Looming demographic and development trends make this task especially important. Over the next 50 years, virtually all population growth will occur in parts of the world that are now labelled as developing countries, while most of the currently developed countries are likely to experience a gradual population decline. Moreover, many (with luck, most) developing countries – and certainly most in East Asia – seem likely to develop. Undeniably, this requires good institutions, a work ethic, entrepreneurial attitudes and a good education system, but it also requires lots of investment. Meanwhile, many developed countries should be saving more than they can profitably invest, in part to build up assets for the coming explosion in their retired population. The world would benefit from arrangements that facilitate a flow of capital from developed to developing countries. That means real capital flows, transferred via current-account deficits, not having reserve changes provide the counterpart to capital inflows. Large capital flows to emerging markets would also help attenuate the pressure for large-scale migration.

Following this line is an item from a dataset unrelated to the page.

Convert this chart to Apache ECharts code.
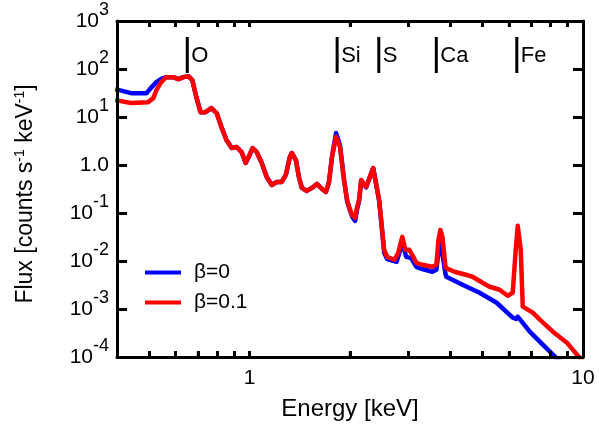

Several things can be done to facilitate this process. Potential capital-importing countries need to manage their economies in ways unlikely to cause investors to panic. They need to maintain low rates of inflation and a sound fiscal position, adopt modern methods of economic management (involving flexible exchange rates and inflation targeting), allow automatic fiscal stabilisers to work, avoid large currency mismatches in their asset/liability positions, borrow in forms that do not impose the risk of sudden large demands for repayment, and avoid a reputation for corruption. The world’s major economies need to maintain a healthy rate of growth and avoid crises and recessions.

t would help if groups of capital-importing countries could create regional capital markets, in part because this would enable regional surplus countries to satisfy a part of the needs for capital, and also because it would reassure investors that unexpected changes in the rules of the game by debtors would be resisted by peers as well as outside lenders. The international financial institutions need to create mechanisms, such as the IMF’s proposed arrangements for high-access contingency financing, which will give confidence to debtor countries that in the event of a withdrawal of funds for reasons other than their own irresponsible policies they would be able to draw as quickly on liquid facilities as they can currently mobilise their reserves. Finally, the international capital market needs to play its part in creating and lending through instruments that do not pose the threat of imposing sudden large demands for repayment unrelated to the debtor’s actions.